The failure of the respective offices of the District Attorneys to process this matter the easy way leaves this Court in the dark as to whether or not the hearing required by Section 4246 was in fact held. Accordingly, it is
Ordered that respondent shall on or before November 4, 1966 file an additional response to which shall be attached copies of all pleadings and copies of the transcript of all proceedings held in connection with the petitioner in the United States District Court of Utah.
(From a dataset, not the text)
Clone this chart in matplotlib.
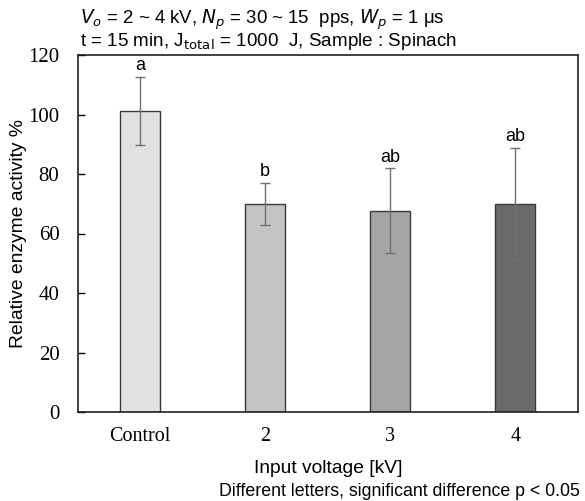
import matplotlib
matplotlib.use("Agg")
import matplotlib.pyplot as plt

categories = ["Control", "2", "3", "4"]
values = [101.2, 69.9, 67.6, 70.0]
errors = [11.5, 7.2, 14.3, 18.8]
letters = ["a", "b", "ab", "ab"]
colors = ["#e1e1e1", "#c4c4c4", "#a5a5a5", "#6a6a6a"]
yticks = [0, 20, 40, 60, 80, 100, 120]

W, H = 585, 501
fig = plt.figure(figsize=(W / 100, H / 100), dpi=100)
ax_l, ax_r, ax_t, ax_b = 77.5, 578, 55, 412
ax = fig.add_axes([ax_l / W, 1 - ax_b / H, (ax_r - ax_l) / W, (ax_b - ax_t) / H])

x = list(range(len(categories)))
ax.bar(x, values, width=0.32, color=colors, edgecolor="#3a3a3a", linewidth=1.0, zorder=2)
ax.errorbar(x, values, yerr=errors, fmt="none", ecolor="#707070", elinewidth=1.0,
            capsize=3.5, capthick=1.0, zorder=3)
for xi, v, e, l in zip(x, values, errors, letters):
    ax.text(xi, v + e + 0.8, l, ha="center", va="bottom", fontsize=13,
            family="Liberation Sans")

ax.set_xlim(-0.5, 3.5)
ax.set_ylim(0, 120)
ax.set_yticks(yticks)
ax.set_xticks(x)
ax.set_xticklabels(categories)
for lab in ax.get_yticklabels():
    lab.set_family("Liberation Serif")
    lab.set_fontsize(15)
for lab in ax.get_xticklabels():
    lab.set_family("Liberation Serif")
    lab.set_fontsize(14.5)
ax.tick_params(axis="y", direction="in", length=5, width=1, pad=13)
ax.tick_params(axis="x", length=0, pad=11)
for s in ax.spines.values():
    s.set_linewidth(1.2)
    s.set_color("#202020")

ax.set_ylabel("Relative enzyme activity %", fontsize=13.9, family="Liberation Sans",
              va="center")
ax.yaxis.set_label_coords((18.5 - ax_l) / (ax_r - ax_l), 0.5)
ax.set_xlabel("Input voltage [kV]", fontsize=13.9, family="Liberation Sans",
              va="baseline")
ax.xaxis.set_label_coords(0.5, (ax_b - 473) / (ax_b - ax_t))

fig.text(80 / W, 1 - 23.5 / H, r"$V_o$ = 2 ~ 4 kV, $N_p$ = 30 ~ 15  pps, $W_p$ = 1 μs",
         fontsize=13.4, family="Liberation Sans", va="baseline", ha="left",
         math_fontfamily="custom")
fig.text(80 / W, 1 - 46.5 / H, r"t = 15 min, J$_{\rm total}$ = 1000  J, Sample : Spinach",
         fontsize=13.6, family="Liberation Sans", va="baseline", ha="left",
         math_fontfamily="custom")
fig.text(580 / W, 1 - 496 / H, "Different letters, significant difference p < 0.05",
         fontsize=12.8, family="Liberation Sans", va="baseline", ha="right")

fig.savefig("out.png", dpi=100)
It is
Further ordered that should an appropriate showing be made on or before November 4, 1966 that the respective District Attorney’s offices have at long last determined that the required hearing had not in fact been held and that Judge Ritter of the District of Utah has signed an order presented to him requiring the return of the petitioner to the District of Utah, for further proceedings in accordance with law, then, in that event, but only in that event, compliance with the first order will be excused, and petitioner’s application for habeas corpus in this .court, ia that event, will be dismissed as moot.
ADDENDUM
Upon being advised that Judge Ritter had entered an order requiring that the petitioner be returned to the District of Utah at the earliest possible date and that such order had been executed, the above petition for habeas corpus was dismissed without prejudice as moot on November 23,1966.
The respective Assistant United States Attorneys are commended for their cooperation following our order of October 21, 1966.